Surah Al-Kafirun (Orang-orang Kafir)

Surah ke-109 dalam Al-Qur'an

Ikon Simbolik Al-Qur'an dan Cahaya
قُلْ يَا أَيُّهَا الْكَافِرُونَ 1
Katakanlah: "Hai orang-orang yang kafir,"
لَا أَعْبُدُ مَا تَعْبُدُونَ 2
"Aku tidak menyembah apa yang kamu sembah."
وَلَا أَنتُمْ عَابِدُونَ مَا أَعْبُدُ 3
"Dan kamu tidak (pula) menyembah Tuhan yang aku sembah."
وَلَا أَنَا عَابِدٌ مَّا عَبَدتُّمْ 4
"Dan aku tidak pernah menjadi penyembah apa yang kamu sembah,"
وَلَا أَنتُمْ عَابِدُونَ مَا أَعْبُدُ 5
"Dan kamu tidak (pula) menjadi penyembah Tuhan yang aku sembah."
لَكُمْ دِينُكُمْ وَلِيَ دِينِ 6
"Untukmulah agamamu, dan untukkulah agamaku."
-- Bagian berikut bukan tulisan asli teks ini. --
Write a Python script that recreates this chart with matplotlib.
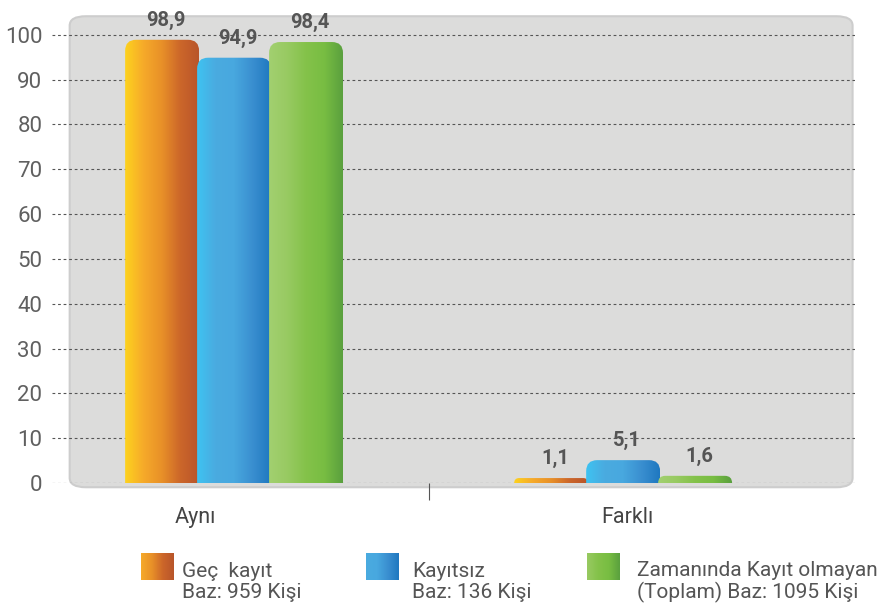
import numpy as np
import matplotlib
matplotlib.use("Agg")
import matplotlib.pyplot as plt
from matplotlib.colors import LinearSegmentedColormap
from matplotlib.patches import FancyBboxPatch, PathPatch
from matplotlib.path import Path

# veriler
kategoriler = ["Aynı", "Farklı"]
seriler = ["Geç  kayıt\nBaz: 959 Kişi",
           "Kayıtsız\nBaz: 136 Kişi",
           "Zamanında Kayıt olmayan\n(Toplam) Baz: 1095 Kişi"]
gec_kayit = [98.9, 1.1]
kayitsiz = [94.9, 5.1]
zamaninda = [98.4, 1.6]
y_ticks = [0, 10, 20, 30, 40, 50, 60, 70, 80, 90, 100]

# renk geçişleri (soldan sağa)
renkler = [
    ["#fdd21e", "#f6aa2a", "#e89028", "#cc662a", "#b8552a"],
    ["#3ec3f2", "#4aabe0", "#48a8df", "#3a8fd0", "#1f78c0"],
    ["#a2d070", "#98ca62", "#84c24a", "#78bd42", "#5aa03e"],
]

plt.rcParams['font.family'] = ['Roboto', 'DejaVu Sans']


# sadece üst köşeleri yuvarlak çubuk
def ust_yuvarlak(x0, w, h, rx, ry):
    ry = min(ry, h)
    x1 = x0 + w
    verts = [(x0, 0), (x0, h - ry), (x0, h), (x0 + rx, h),
             (x1 - rx, h), (x1, h), (x1, h - ry), (x1, 0), (x0, 0)]
    codes = [Path.MOVETO, Path.LINETO, Path.CURVE3, Path.CURVE3,
             Path.LINETO, Path.CURVE3, Path.CURVE3, Path.LINETO, Path.CLOSEPOLY]
    return Path(verts, codes)


fig = plt.figure(figsize=(8.9, 6.08), dpi=100)
fig.patch.set_facecolor("white")
ax = fig.add_axes([52 / 890, 125 / 608, 803 / 890, (483 - 12) / 608])
ax.set_facecolor("none")

xlim = (-0.468, 1.596)
ylim = (0, 105.1)

# gri panel
panel = FancyBboxPatch((0.022, -0.009), 0.975, 1.0, transform=ax.transAxes,
                       boxstyle="round,pad=0,rounding_size=0.02",
                       facecolor="#dcdcdb", edgecolor="#cdcdcd", lw=1.5,
                       zorder=0, clip_on=False)
ax.add_patch(panel)

for t in y_ticks:
    ax.axhline(t, color="#555555", lw=0.8, ls=(0, (2.5, 2.5)), zorder=1)

x = np.arange(len(kategoriler))
w = 0.19
off = 0.185
px_x = 389.0   # piksel / birim (x)
px_y = 4.48    # piksel / birim (y)
degerler = [gec_kayit, kayitsiz, zamaninda]

for i, vals in enumerate(degerler):
    cmap = LinearSegmentedColormap.from_list("g%d" % i, renkler[i])
    grad = np.linspace(0, 1, 256).reshape(1, -1)
    for j, v in enumerate(vals):
        x0 = x[j] + (i - 1) * off - w / 2
        r_px = min(11.0, v * px_y)
        bar = PathPatch(ust_yuvarlak(x0, w, v, r_px / px_x, r_px / px_y),
                        facecolor="none", edgecolor="none", zorder=2 + i)
        ax.add_patch(bar)
        im = ax.imshow(grad, cmap=cmap, extent=[x0, x0 + w, 0, v],
                       aspect="auto", zorder=2 + i, interpolation="bilinear")
        im.set_clip_path(bar)
        ax.text(x[j] + (i - 1) * off + 0.01, v + 2.2,
                ("%.1f" % v).replace(".", ","), ha="center", va="bottom",
                fontsize=14.5, fontweight="bold", color="#555555", zorder=10)

ax.set_xlim(*xlim)
ax.set_ylim(*ylim)
for s in ax.spines.values():
    s.set_visible(False)
ax.set_yticks(y_ticks)
ax.set_yticklabels([str(t) for t in y_ticks], fontsize=16, color="#606060")
ax.tick_params(axis="y", length=0, pad=7)
ax.set_xticks([0.5])
ax.set_xticklabels([""])
ax.tick_params(axis="x", length=12, width=0.8, color="#555555")

# kategori etiketleri
etiket_x = [x[0] - 0.1, x[1] + 0.01]
for ex, k in zip(etiket_x, kategoriler):
    ax.text(ex, -7.6, k, ha="center", va="center", fontsize=15.5,
            color="#444444")

# lejant
kare_x = [141, 366, 587]
metin_x = [182, 412, 637]
for i, s in enumerate(seriler):
    cmap = LinearSegmentedColormap.from_list("l%d" % i, renkler[i][1:])
    lax = fig.add_axes([kare_x[i] / 890, (608 - 580) / 608, 33 / 890, 27 / 608])
    lax.imshow(np.linspace(0, 1, 128).reshape(1, -1), cmap=cmap,
               aspect="auto", interpolation="bilinear")
    lax.axis("off")
    fig.text(metin_x[i] / 890, (608 - 582) / 608, s, ha="left",
             va="center", fontsize=15, color="#555555", linespacing=1.08)

fig.savefig("out.png", dpi=100)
Makna dan Kedudukan Surah Al-Kafirun

Surah Al-Kafirun (secara harfiah berarti "Orang-orang yang Ingkar/Kafir") adalah surah ke-109 dalam susunan mushaf Al-Qur'an. Surah ini termasuk golongan Makkiyyah, yang diturunkan sebelum Nabi Muhammad SAW hijrah ke Madinah. Meskipun hanya terdiri dari enam ayat pendek, Al-Kafirun memiliki kedudukan yang sangat penting dalam keimanan umat Islam. Rasulullah SAW bahkan bersabda bahwa surah ini setara dengan seperempat Al-Qur'an.

Tujuan utama dari diturunkannya surah ini adalah sebagai penegasan totalitas tauhid (keesaan Allah SWT) dan sebagai deklarasi pemisahan prinsip (bukan pemisahan sosial) antara jalan keimanan yang dianut oleh kaum Muslimin dan jalan kekafiran yang dianut oleh kaum musyrikin pada masa itu. Ayat-ayat ini berfungsi sebagai penolakan yang tegas terhadap ajakan kompromi dalam ranah ibadah. Kaum Quraisy pernah menawarkan kompromi kepada Nabi Muhammad SAW, yaitu mereka akan menyembah Tuhan Nabi selama satu tahun, dan Nabi pun menyembah tuhan mereka selama tahun berikutnya. Surah Al-Kafirun adalah jawaban definitif dari Allah SWT atas tawaran tersebut.

Ayat-ayat dua hingga lima secara berulang menegaskan prinsip laa na'budu ma ta'buduun (Aku tidak menyembah apa yang kamu sembah). Pengulangan ini, yang dalam ilmu balaghah dikenal sebagai penekanan, menunjukkan betapa krusialnya pemisahan ini. Ibadah adalah inti dari agama, dan dalam ibadah tidak boleh ada pensekutuan atau keraguan sedikit pun.

Puncak penegasan ini terdapat pada ayat terakhir: "Untukmulah agamamu, dan untukkulah agamaku." Ayat ini bukan berarti Islam mengajarkan sikap permisif terhadap kekufuran secara mutlak, melainkan menegaskan bahwa setiap kelompok harus bertanggung jawab penuh atas pilihan keyakinan dan praktik ritual mereka di hadapan Tuhan masing-masing. Bagi seorang Muslim, keyakinan kepada Allah adalah harga mati yang tidak dapat dinegosiasikan dengan segala bentuk kesyirikan. Oleh karena itu, surah ini sangat dianjurkan untuk dibaca sebagai bagian dari wirid harian, terutama dalam salat sunah seperti Salat Rawatib, sebagai benteng spiritual dan penguatan akidah.

Membaca Surah Al-Kafirun, beserta memahami terjemahannya, membantu seorang mukmin mempertahankan konsistensi spiritualnya. Dalam konteks modern, ini mengajarkan pentingnya menjaga batasan prinsip keimanan di tengah arus pemikiran yang mencoba mencampuradukkan hak dan batil. Surah ini adalah manifestasi keberanian spiritual untuk berdiri teguh di jalan yang lurus tanpa terpengaruh oleh mayoritas yang menyimpang.